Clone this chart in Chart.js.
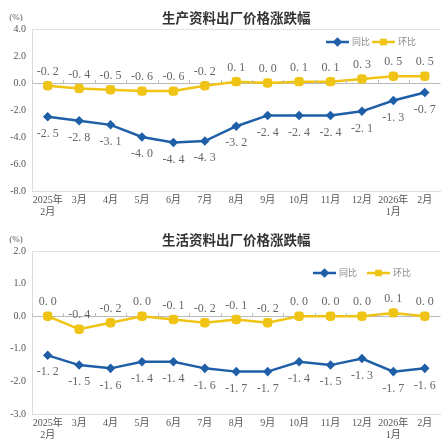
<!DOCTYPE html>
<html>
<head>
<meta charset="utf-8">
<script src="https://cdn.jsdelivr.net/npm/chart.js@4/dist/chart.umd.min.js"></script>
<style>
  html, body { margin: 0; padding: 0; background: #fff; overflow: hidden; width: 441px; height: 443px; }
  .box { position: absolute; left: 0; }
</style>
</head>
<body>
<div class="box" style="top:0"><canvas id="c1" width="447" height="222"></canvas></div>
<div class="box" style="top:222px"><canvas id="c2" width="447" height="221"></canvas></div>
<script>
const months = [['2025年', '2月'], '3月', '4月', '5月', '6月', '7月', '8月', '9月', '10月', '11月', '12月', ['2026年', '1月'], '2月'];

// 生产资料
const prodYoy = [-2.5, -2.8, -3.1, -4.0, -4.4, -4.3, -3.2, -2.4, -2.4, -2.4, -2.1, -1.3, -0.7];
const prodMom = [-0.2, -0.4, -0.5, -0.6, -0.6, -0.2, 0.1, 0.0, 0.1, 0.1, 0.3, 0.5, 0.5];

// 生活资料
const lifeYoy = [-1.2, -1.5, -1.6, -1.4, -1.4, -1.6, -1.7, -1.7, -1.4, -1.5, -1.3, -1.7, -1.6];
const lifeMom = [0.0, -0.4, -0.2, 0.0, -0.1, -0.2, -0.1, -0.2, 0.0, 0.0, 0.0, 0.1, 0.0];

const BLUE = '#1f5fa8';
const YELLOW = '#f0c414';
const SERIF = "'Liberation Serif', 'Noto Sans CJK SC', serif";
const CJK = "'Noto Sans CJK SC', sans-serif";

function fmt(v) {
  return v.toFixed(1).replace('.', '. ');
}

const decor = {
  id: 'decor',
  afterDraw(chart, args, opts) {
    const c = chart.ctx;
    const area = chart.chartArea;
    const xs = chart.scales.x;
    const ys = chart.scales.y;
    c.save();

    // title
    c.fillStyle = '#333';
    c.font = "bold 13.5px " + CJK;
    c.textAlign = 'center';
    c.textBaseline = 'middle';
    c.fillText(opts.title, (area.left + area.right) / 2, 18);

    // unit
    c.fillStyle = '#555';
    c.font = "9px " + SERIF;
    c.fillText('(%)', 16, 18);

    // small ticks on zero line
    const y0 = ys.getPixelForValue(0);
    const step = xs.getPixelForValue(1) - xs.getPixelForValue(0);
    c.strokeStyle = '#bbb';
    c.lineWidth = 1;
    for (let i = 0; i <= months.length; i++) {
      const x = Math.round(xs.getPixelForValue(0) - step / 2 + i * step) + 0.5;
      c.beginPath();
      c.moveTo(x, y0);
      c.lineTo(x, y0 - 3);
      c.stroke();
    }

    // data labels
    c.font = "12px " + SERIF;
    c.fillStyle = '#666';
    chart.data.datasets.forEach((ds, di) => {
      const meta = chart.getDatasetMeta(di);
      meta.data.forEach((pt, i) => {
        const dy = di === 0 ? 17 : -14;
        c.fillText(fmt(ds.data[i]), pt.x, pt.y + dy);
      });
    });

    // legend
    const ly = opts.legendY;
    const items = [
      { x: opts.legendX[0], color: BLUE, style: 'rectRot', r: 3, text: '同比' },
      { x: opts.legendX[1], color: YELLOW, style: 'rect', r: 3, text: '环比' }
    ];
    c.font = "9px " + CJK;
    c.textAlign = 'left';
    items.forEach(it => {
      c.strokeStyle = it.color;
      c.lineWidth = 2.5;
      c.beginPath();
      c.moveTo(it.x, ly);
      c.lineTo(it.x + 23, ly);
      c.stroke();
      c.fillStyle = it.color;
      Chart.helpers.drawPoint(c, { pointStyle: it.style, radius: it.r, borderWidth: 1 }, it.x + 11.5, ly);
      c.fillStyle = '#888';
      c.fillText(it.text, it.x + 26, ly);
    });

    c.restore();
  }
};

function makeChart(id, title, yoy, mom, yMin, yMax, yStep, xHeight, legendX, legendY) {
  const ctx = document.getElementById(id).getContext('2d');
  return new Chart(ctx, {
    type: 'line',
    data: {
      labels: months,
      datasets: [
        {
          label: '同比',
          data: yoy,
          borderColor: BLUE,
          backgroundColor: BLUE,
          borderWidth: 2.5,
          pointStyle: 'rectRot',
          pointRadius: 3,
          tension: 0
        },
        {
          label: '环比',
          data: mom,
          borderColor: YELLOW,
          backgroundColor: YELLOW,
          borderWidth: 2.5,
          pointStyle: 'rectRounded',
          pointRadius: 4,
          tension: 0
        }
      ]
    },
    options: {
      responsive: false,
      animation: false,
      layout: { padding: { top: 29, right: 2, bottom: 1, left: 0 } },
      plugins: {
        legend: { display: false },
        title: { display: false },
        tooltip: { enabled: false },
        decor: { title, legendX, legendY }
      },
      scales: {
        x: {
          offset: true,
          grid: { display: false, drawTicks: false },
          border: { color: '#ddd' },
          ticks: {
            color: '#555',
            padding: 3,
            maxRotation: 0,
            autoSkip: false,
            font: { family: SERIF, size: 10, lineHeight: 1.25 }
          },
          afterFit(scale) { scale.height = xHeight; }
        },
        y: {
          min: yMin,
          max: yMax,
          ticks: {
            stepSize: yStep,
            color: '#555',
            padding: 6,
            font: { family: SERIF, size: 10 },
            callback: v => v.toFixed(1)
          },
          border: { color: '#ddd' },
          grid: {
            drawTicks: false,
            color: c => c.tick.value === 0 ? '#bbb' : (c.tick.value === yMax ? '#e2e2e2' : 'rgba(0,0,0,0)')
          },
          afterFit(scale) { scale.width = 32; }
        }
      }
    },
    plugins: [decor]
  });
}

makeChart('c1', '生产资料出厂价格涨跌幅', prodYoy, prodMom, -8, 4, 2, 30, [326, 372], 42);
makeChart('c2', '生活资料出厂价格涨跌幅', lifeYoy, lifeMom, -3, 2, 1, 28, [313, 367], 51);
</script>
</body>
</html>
☆ ☆ ☆
Exercise prompt =
Pictures are excluded: retype only the lines from the beginning of the listing above through the line with "['2026年', '1月'], '2月'];", both included.

Result below =
Clone this chart in Chart.js.
<!DOCTYPE html>
<html>
<head>
<meta charset="utf-8">
<script src="https://cdn.jsdelivr.net/npm/chart.js@4/dist/chart.umd.min.js"></script>
<style>
  html, body { margin: 0; padding: 0; background: #fff; overflow: hidden; width: 441px; height: 443px; }
  .box { position: absolute; left: 0; }
</style>
</head>
<body>
<div class="box" style="top:0"><canvas id="c1" width="447" height="222"></canvas></div>
<div class="box" style="top:222px"><canvas id="c2" width="447" height="221"></canvas></div>
<script>
const months = [['2025年', '2月'], '3月', '4月', '5月', '6月', '7月', '8月', '9月', '10月', '11月', '12月', ['2026年', '1月'], '2月'];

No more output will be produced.